The biggest problem Peabody faces, though, is that his house and its 1.72 acres, including a standalone garage, are located in a LR district. Planning Commissioner Paul Richardson said LR is Winchester’s most restrictive zoning district, and Peabody is the first person to request a short-term rental in an LR home.
According to City Code, the LR district “is intended as a single-family residential area with low population density. The regulations for this district are designed to stabilize and protect the essential characteristics of the district, to promote and encourage a suitable environment for family life where there are children.”
“No matter what the conditions are, if we allow AirBnBs in LRs, that’s something that’s going to come up for a very long time,” Richardson said.
Chairman Mark Loring agreed there could be more short-term rental requests in the LR district in the future.

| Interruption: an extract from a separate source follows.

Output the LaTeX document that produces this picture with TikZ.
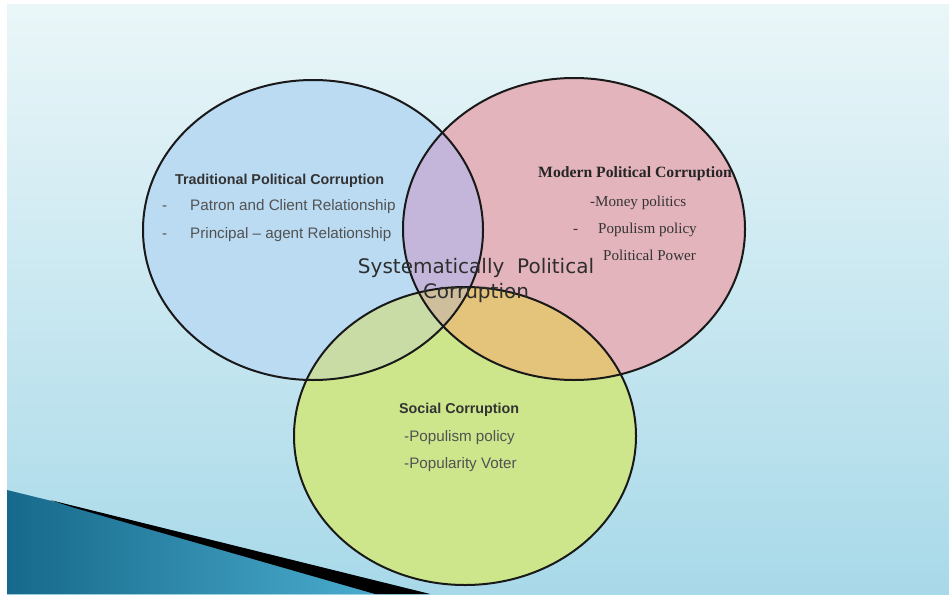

He said there are several large homes in Winchester that are expensive to maintain, and one way owners can keep up with expenses is by renting out extra bedrooms to tourists and business travelers.
“The overarching question is whether this is something that is in the city’s comfort zone,” Loring said about allowing short-term rentals in the LR district.
The commission’s answer on Tuesday was “not yet.” Members voted 5-2 to table Peabody’s short-term rental request until its next business meeting on May 18, giving the panel an extra month to decide if it wants to allow short-term rentals in the LR district and, if so, what conditions should be attached. Loring and Commissioner John Tagnesi opposed the delay.
Attending Tuesday afternoon’s Planning Commission meeting, which was held via videoconference, were Chairman Mark Loring, Vice Chairwoman Lacey Burnett and members John Tagnesi, Leesa Mayfield, Paul Richardson, Brandon Pifer and David Ray.